== MATERIAL FOR THIS EXERCISE ==

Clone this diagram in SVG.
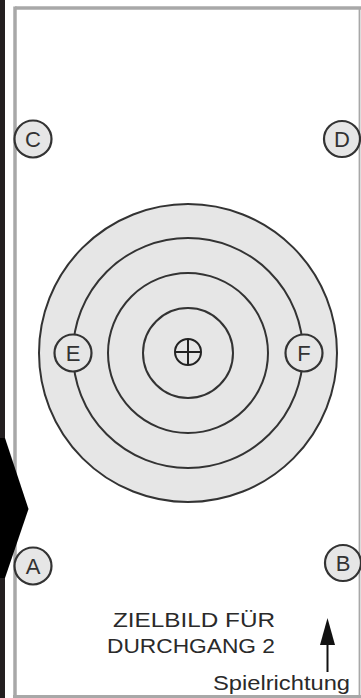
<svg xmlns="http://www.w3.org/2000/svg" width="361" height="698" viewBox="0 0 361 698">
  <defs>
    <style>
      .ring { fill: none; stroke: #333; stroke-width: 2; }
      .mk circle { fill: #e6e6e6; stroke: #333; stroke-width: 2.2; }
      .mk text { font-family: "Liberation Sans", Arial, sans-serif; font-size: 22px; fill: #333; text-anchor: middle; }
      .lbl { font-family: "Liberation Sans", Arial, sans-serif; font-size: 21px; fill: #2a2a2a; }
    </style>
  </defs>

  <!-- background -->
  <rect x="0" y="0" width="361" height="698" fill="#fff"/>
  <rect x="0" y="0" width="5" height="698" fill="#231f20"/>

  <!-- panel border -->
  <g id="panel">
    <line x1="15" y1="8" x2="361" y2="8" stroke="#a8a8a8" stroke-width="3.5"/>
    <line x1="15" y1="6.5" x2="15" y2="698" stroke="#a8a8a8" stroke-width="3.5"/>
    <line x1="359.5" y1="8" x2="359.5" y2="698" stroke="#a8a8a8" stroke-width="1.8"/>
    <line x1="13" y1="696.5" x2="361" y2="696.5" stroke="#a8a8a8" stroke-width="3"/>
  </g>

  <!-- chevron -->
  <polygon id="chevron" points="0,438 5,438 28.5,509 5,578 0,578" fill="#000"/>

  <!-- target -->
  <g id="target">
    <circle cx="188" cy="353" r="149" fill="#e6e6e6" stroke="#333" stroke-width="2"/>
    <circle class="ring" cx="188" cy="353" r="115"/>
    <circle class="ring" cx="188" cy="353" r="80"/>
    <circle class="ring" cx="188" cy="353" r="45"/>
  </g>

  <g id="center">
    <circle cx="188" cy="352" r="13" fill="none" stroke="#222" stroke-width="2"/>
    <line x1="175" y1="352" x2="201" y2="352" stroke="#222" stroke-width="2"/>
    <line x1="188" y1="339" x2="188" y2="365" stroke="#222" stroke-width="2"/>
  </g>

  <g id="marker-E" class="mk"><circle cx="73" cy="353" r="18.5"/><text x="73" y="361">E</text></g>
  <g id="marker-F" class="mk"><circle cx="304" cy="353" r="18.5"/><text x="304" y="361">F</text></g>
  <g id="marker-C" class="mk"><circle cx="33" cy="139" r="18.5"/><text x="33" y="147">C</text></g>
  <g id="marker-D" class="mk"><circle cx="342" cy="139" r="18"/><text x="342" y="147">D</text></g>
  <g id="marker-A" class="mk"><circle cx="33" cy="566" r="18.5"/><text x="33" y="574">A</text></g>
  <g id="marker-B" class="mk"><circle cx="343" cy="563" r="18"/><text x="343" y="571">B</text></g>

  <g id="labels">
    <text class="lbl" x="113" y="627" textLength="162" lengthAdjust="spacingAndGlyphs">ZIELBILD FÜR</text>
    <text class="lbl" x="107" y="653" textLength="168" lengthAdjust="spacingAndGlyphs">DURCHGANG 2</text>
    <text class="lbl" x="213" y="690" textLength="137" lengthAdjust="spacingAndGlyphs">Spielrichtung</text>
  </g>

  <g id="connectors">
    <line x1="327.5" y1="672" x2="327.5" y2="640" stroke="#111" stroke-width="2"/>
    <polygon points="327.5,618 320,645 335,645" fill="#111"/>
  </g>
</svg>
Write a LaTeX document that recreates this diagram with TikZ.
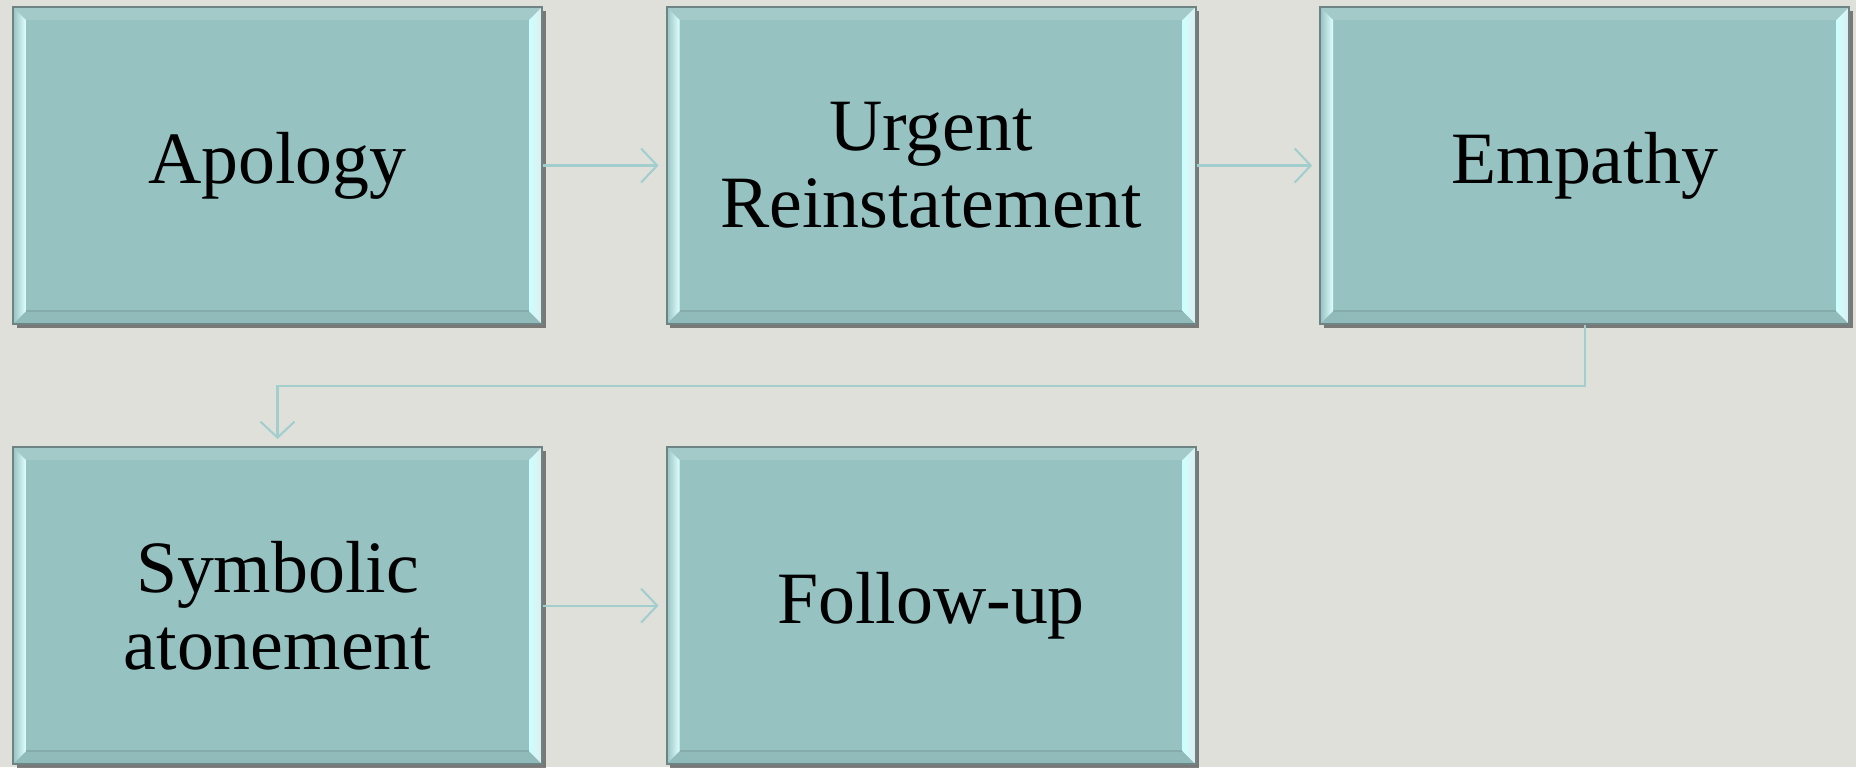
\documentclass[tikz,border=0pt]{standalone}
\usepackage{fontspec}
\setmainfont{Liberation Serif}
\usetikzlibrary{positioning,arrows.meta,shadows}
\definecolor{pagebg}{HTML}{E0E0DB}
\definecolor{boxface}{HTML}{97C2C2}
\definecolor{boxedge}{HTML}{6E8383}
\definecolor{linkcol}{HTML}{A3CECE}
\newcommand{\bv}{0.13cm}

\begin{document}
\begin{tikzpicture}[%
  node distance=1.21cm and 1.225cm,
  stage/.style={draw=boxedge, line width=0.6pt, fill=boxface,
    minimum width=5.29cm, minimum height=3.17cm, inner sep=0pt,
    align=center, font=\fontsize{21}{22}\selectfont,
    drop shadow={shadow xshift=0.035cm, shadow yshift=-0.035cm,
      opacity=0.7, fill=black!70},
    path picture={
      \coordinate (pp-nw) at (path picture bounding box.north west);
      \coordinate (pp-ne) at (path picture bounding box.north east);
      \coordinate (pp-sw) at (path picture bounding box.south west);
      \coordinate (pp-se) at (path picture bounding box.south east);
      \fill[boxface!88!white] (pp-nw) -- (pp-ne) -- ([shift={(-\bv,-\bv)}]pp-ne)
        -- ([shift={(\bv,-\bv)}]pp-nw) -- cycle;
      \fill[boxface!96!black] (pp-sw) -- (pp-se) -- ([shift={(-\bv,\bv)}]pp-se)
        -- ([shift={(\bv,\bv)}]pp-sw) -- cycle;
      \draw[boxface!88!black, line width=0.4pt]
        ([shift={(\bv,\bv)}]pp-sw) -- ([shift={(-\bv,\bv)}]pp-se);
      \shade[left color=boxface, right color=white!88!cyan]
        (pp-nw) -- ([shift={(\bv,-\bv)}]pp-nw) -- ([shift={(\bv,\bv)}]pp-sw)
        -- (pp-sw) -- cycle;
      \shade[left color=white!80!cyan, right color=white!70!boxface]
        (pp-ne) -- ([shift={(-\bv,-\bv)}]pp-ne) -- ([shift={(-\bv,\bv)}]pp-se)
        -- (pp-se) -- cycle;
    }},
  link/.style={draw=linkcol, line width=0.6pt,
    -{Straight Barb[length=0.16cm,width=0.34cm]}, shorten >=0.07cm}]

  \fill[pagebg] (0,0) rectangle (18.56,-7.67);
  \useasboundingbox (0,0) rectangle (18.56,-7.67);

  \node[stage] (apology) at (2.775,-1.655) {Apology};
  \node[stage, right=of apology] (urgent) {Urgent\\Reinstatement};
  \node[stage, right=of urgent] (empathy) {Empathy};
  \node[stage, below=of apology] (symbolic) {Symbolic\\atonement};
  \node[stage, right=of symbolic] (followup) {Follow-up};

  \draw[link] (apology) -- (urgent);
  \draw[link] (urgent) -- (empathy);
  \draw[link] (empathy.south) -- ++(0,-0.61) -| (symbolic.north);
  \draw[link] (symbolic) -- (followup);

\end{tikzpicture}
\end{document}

===

» **TASK**
Quote each entry above verbatim and drop the pictures.

» **RESPONSE TO THE EXERCISE**
Clone this diagram in SVG.
<svg xmlns="http://www.w3.org/2000/svg" width="361" height="698" viewBox="0 0 361 698">
  <defs>
    <style>
      .ring { fill: none; stroke: #333; stroke-width: 2; }
      .mk circle { fill: #e6e6e6; stroke: #333; stroke-width: 2.2; }
      .mk text { font-family: "Liberation Sans", Arial, sans-serif; font-size: 22px; fill: #333; text-anchor: middle; }
      .lbl { font-family: "Liberation Sans", Arial, sans-serif; font-size: 21px; fill: #2a2a2a; }
    </style>
  </defs>

  <!-- background -->
  <rect x="0" y="0" width="361" height="698" fill="#fff"/>
  <rect x="0" y="0" width="5" height="698" fill="#231f20"/>

  <!-- panel border -->
  <g id="panel">
    <line x1="15" y1="8" x2="361" y2="8" stroke="#a8a8a8" stroke-width="3.5"/>
    <line x1="15" y1="6.5" x2="15" y2="698" stroke="#a8a8a8" stroke-width="3.5"/>
    <line x1="359.5" y1="8" x2="359.5" y2="698" stroke="#a8a8a8" stroke-width="1.8"/>
    <line x1="13" y1="696.5" x2="361" y2="696.5" stroke="#a8a8a8" stroke-width="3"/>
  </g>

  <!-- chevron -->
  <polygon id="chevron" points="0,438 5,438 28.5,509 5,578 0,578" fill="#000"/>

  <!-- target -->
  <g id="target">
    <circle cx="188" cy="353" r="149" fill="#e6e6e6" stroke="#333" stroke-width="2"/>
    <circle class="ring" cx="188" cy="353" r="115"/>
    <circle class="ring" cx="188" cy="353" r="80"/>
    <circle class="ring" cx="188" cy="353" r="45"/>
  </g>

  <g id="center">
    <circle cx="188" cy="352" r="13" fill="none" stroke="#222" stroke-width="2"/>
    <line x1="175" y1="352" x2="201" y2="352" stroke="#222" stroke-width="2"/>
    <line x1="188" y1="339" x2="188" y2="365" stroke="#222" stroke-width="2"/>
  </g>

  <g id="marker-E" class="mk"><circle cx="73" cy="353" r="18.5"/><text x="73" y="361">E</text></g>
  <g id="marker-F" class="mk"><circle cx="304" cy="353" r="18.5"/><text x="304" y="361">F</text></g>
  <g id="marker-C" class="mk"><circle cx="33" cy="139" r="18.5"/><text x="33" y="147">C</text></g>
  <g id="marker-D" class="mk"><circle cx="342" cy="139" r="18"/><text x="342" y="147">D</text></g>
  <g id="marker-A" class="mk"><circle cx="33" cy="566" r="18.5"/><text x="33" y="574">A</text></g>
  <g id="marker-B" class="mk"><circle cx="343" cy="563" r="18"/><text x="343" y="571">B</text></g>

  <g id="labels">
    <text class="lbl" x="113" y="627" textLength="162" lengthAdjust="spacingAndGlyphs">ZIELBILD FÜR</text>
    <text class="lbl" x="107" y="653" textLength="168" lengthAdjust="spacingAndGlyphs">DURCHGANG 2</text>
    <text class="lbl" x="213" y="690" textLength="137" lengthAdjust="spacingAndGlyphs">Spielrichtung</text>
  </g>

  <g id="connectors">
    <line x1="327.5" y1="672" x2="327.5" y2="640" stroke="#111" stroke-width="2"/>
    <polygon points="327.5,618 320,645 335,645" fill="#111"/>
  </g>
</svg>
Write a LaTeX document that recreates this diagram with TikZ.
\documentclass[tikz,border=0pt]{standalone}
\usepackage{fontspec}
\setmainfont{Liberation Serif}
\usetikzlibrary{positioning,arrows.meta,shadows}
\definecolor{pagebg}{HTML}{E0E0DB}
\definecolor{boxface}{HTML}{97C2C2}
\definecolor{boxedge}{HTML}{6E8383}
\definecolor{linkcol}{HTML}{A3CECE}
\newcommand{\bv}{0.13cm}

\begin{document}
\begin{tikzpicture}[%
  node distance=1.21cm and 1.225cm,
  stage/.style={draw=boxedge, line width=0.6pt, fill=boxface,
    minimum width=5.29cm, minimum height=3.17cm, inner sep=0pt,
    align=center, font=\fontsize{21}{22}\selectfont,
    drop shadow={shadow xshift=0.035cm, shadow yshift=-0.035cm,
      opacity=0.7, fill=black!70},
    path picture={
      \coordinate (pp-nw) at (path picture bounding box.north west);
      \coordinate (pp-ne) at (path picture bounding box.north east);
      \coordinate (pp-sw) at (path picture bounding box.south west);
      \coordinate (pp-se) at (path picture bounding box.south east);
      \fill[boxface!88!white] (pp-nw) -- (pp-ne) -- ([shift={(-\bv,-\bv)}]pp-ne)
        -- ([shift={(\bv,-\bv)}]pp-nw) -- cycle;
      \fill[boxface!96!black] (pp-sw) -- (pp-se) -- ([shift={(-\bv,\bv)}]pp-se)
        -- ([shift={(\bv,\bv)}]pp-sw) -- cycle;
      \draw[boxface!88!black, line width=0.4pt]
        ([shift={(\bv,\bv)}]pp-sw) -- ([shift={(-\bv,\bv)}]pp-se);
      \shade[left color=boxface, right color=white!88!cyan]
        (pp-nw) -- ([shift={(\bv,-\bv)}]pp-nw) -- ([shift={(\bv,\bv)}]pp-sw)
        -- (pp-sw) -- cycle;
      \shade[left color=white!80!cyan, right color=white!70!boxface]
        (pp-ne) -- ([shift={(-\bv,-\bv)}]pp-ne) -- ([shift={(-\bv,\bv)}]pp-se)
        -- (pp-se) -- cycle;
    }},
  link/.style={draw=linkcol, line width=0.6pt,
    -{Straight Barb[length=0.16cm,width=0.34cm]}, shorten >=0.07cm}]

  \fill[pagebg] (0,0) rectangle (18.56,-7.67);
  \useasboundingbox (0,0) rectangle (18.56,-7.67);

  \node[stage] (apology) at (2.775,-1.655) {Apology};
  \node[stage, right=of apology] (urgent) {Urgent\\Reinstatement};
  \node[stage, right=of urgent] (empathy) {Empathy};
  \node[stage, below=of apology] (symbolic) {Symbolic\\atonement};
  \node[stage, right=of symbolic] (followup) {Follow-up};

  \draw[link] (apology) -- (urgent);
  \draw[link] (urgent) -- (empathy);
  \draw[link] (empathy.south) -- ++(0,-0.61) -| (symbolic.north);
  \draw[link] (symbolic) -- (followup);

\end{tikzpicture}
\end{document}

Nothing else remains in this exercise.